* BEGIN MATERIAL SHOWN *
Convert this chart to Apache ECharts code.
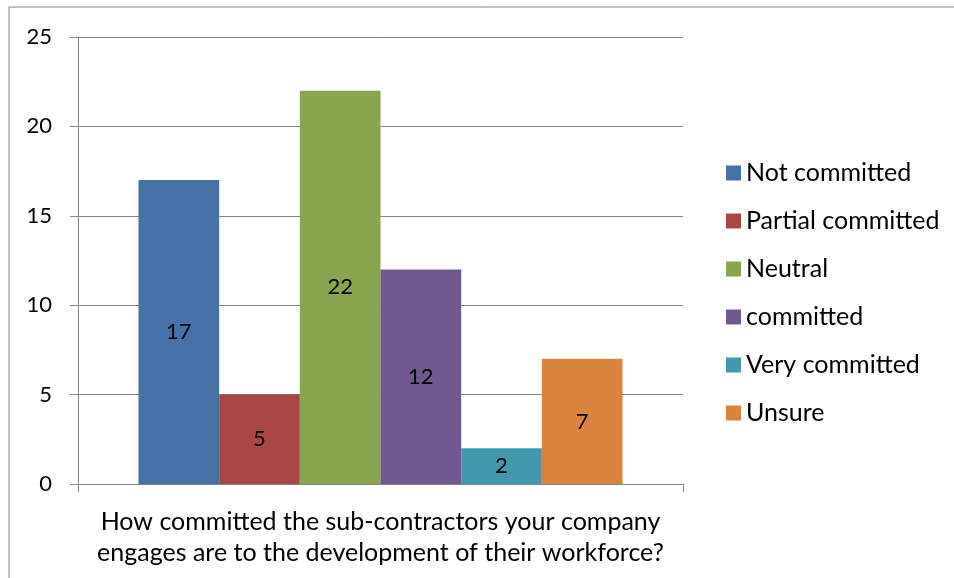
<!DOCTYPE html>
<html>
<head>
<meta charset="utf-8">
<script src="https://cdn.jsdelivr.net/npm/echarts@6/dist/echarts.min.js"></script>
<style>
  html, body { margin: 0; padding: 0; background: #fff; }
  #chart { width: 954px; height: 578px; }
</style>
</head>
<body>
<div id="chart"></div>
<script>
// category (the survey question) and answer series
var categories = ["How committed the sub-contractors your company\nengages are to the development of their workforce?"];
var seriesNames = ["Not committed", "Partial committed", "Neutral", "committed", "Very committed", "Unsure"];
var seriesValues = [17, 5, 22, 12, 2, 7];
var seriesColors = ["#4572A7", "#AA4643", "#89A54E", "#71588F", "#4198AF", "#DB843D"];

var fontFamily = "Lato, 'Noto Sans', sans-serif";

var series = seriesNames.map(function (name, i) {
  return {
    name: name,
    type: "bar",
    data: [seriesValues[i]],
    barGap: 0,
    barCategoryGap: "20%",
    itemStyle: { color: seriesColors[i] },
    label: {
      show: true,
      position: "inside",
      color: "#000",
      fontSize: 22,
      fontFamily: fontFamily
    }
  };
});

var chart = echarts.init(document.getElementById("chart"));
chart.setOption({
  animation: false,
  textStyle: { fontFamily: fontFamily },
  grid: { left: 78, top: 37, width: 605, height: 447 },
  legend: {
    orient: "vertical",
    left: 726,
    top: 160,
    padding: 0,
    itemWidth: 15,
    itemHeight: 15,
    itemGap: 22,
    icon: "rect",
    textStyle: { fontSize: 25, color: "#000", lineHeight: 26, fontFamily: fontFamily },
    data: seriesNames
  },
  xAxis: {
    type: "category",
    data: categories,
    axisLine: { lineStyle: { color: "#868686", width: 1 } },
    axisTick: { show: true, length: 8, lineStyle: { color: "#868686" } },
    axisLabel: {
      color: "#000",
      fontSize: 25,
      lineHeight: 31,
      margin: 22,
      fontFamily: fontFamily
    }
  },
  yAxis: {
    type: "value",
    min: 0,
    max: 25,
    interval: 5,
    axisLine: { show: true, lineStyle: { color: "#868686", width: 1 } },
    axisTick: { show: true, length: 8, lineStyle: { color: "#868686" } },
    axisLabel: { color: "#000", fontSize: 22, margin: 26, fontFamily: fontFamily },
    splitLine: { lineStyle: { color: "#868686", width: 1 } }
  },
  graphic: [
    { type: "line", shape: { x1: 9, y1: 7, x2: 954, y2: 7 }, style: { stroke: "#868686", lineWidth: 1 } },
    { type: "line", shape: { x1: 9, y1: 7, x2: 9, y2: 578 }, style: { stroke: "#868686", lineWidth: 1 } }
  ],
  series: series
});
</script>
</body>
</html>
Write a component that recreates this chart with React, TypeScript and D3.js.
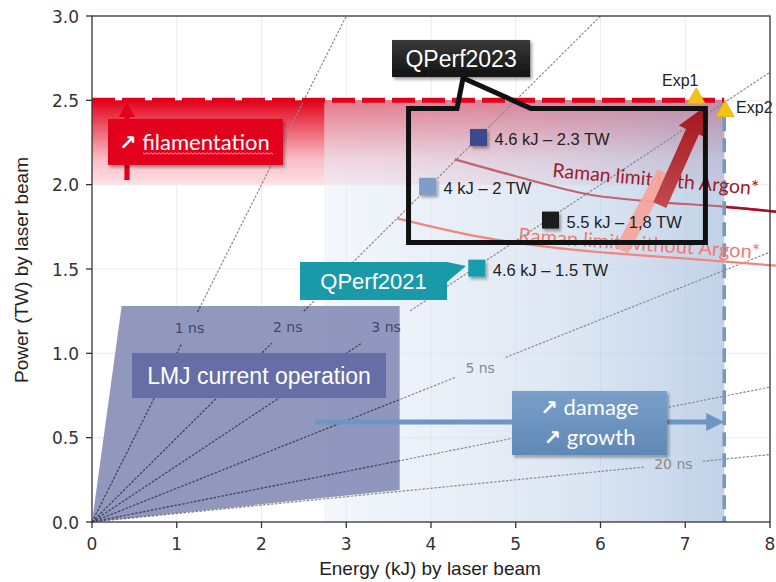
* END MATERIAL SHOWN *
[WHAT THIS TASK INVOLVES]:
Nothing but the pictures may be dropped; output the records above exactly.

[THE COMPLETED TASK]:
Convert this chart to Apache ECharts code.
<!DOCTYPE html>
<html>
<head>
<meta charset="utf-8">
<script src="https://cdn.jsdelivr.net/npm/echarts@6/dist/echarts.min.js"></script>
<style>
  html, body { margin: 0; padding: 0; background: #fff; }
  #chart { width: 954px; height: 578px; }
</style>
</head>
<body>
<div id="chart"></div>
<script>
// category (the survey question) and answer series
var categories = ["How committed the sub-contractors your company\nengages are to the development of their workforce?"];
var seriesNames = ["Not committed", "Partial committed", "Neutral", "committed", "Very committed", "Unsure"];
var seriesValues = [17, 5, 22, 12, 2, 7];
var seriesColors = ["#4572A7", "#AA4643", "#89A54E", "#71588F", "#4198AF", "#DB843D"];

var fontFamily = "Lato, 'Noto Sans', sans-serif";

var series = seriesNames.map(function (name, i) {
  return {
    name: name,
    type: "bar",
    data: [seriesValues[i]],
    barGap: 0,
    barCategoryGap: "20%",
    itemStyle: { color: seriesColors[i] },
    label: {
      show: true,
      position: "inside",
      color: "#000",
      fontSize: 22,
      fontFamily: fontFamily
    }
  };
});

var chart = echarts.init(document.getElementById("chart"));
chart.setOption({
  animation: false,
  textStyle: { fontFamily: fontFamily },
  grid: { left: 78, top: 37, width: 605, height: 447 },
  legend: {
    orient: "vertical",
    left: 726,
    top: 160,
    padding: 0,
    itemWidth: 15,
    itemHeight: 15,
    itemGap: 22,
    icon: "rect",
    textStyle: { fontSize: 25, color: "#000", lineHeight: 26, fontFamily: fontFamily },
    data: seriesNames
  },
  xAxis: {
    type: "category",
    data: categories,
    axisLine: { lineStyle: { color: "#868686", width: 1 } },
    axisTick: { show: true, length: 8, lineStyle: { color: "#868686" } },
    axisLabel: {
      color: "#000",
      fontSize: 25,
      lineHeight: 31,
      margin: 22,
      fontFamily: fontFamily
    }
  },
  yAxis: {
    type: "value",
    min: 0,
    max: 25,
    interval: 5,
    axisLine: { show: true, lineStyle: { color: "#868686", width: 1 } },
    axisTick: { show: true, length: 8, lineStyle: { color: "#868686" } },
    axisLabel: { color: "#000", fontSize: 22, margin: 26, fontFamily: fontFamily },
    splitLine: { lineStyle: { color: "#868686", width: 1 } }
  },
  graphic: [
    { type: "line", shape: { x1: 9, y1: 7, x2: 954, y2: 7 }, style: { stroke: "#868686", lineWidth: 1 } },
    { type: "line", shape: { x1: 9, y1: 7, x2: 9, y2: 578 }, style: { stroke: "#868686", lineWidth: 1 } }
  ],
  series: series
});
</script>
</body>
</html>
Write a component that recreates this chart with React, TypeScript and D3.js.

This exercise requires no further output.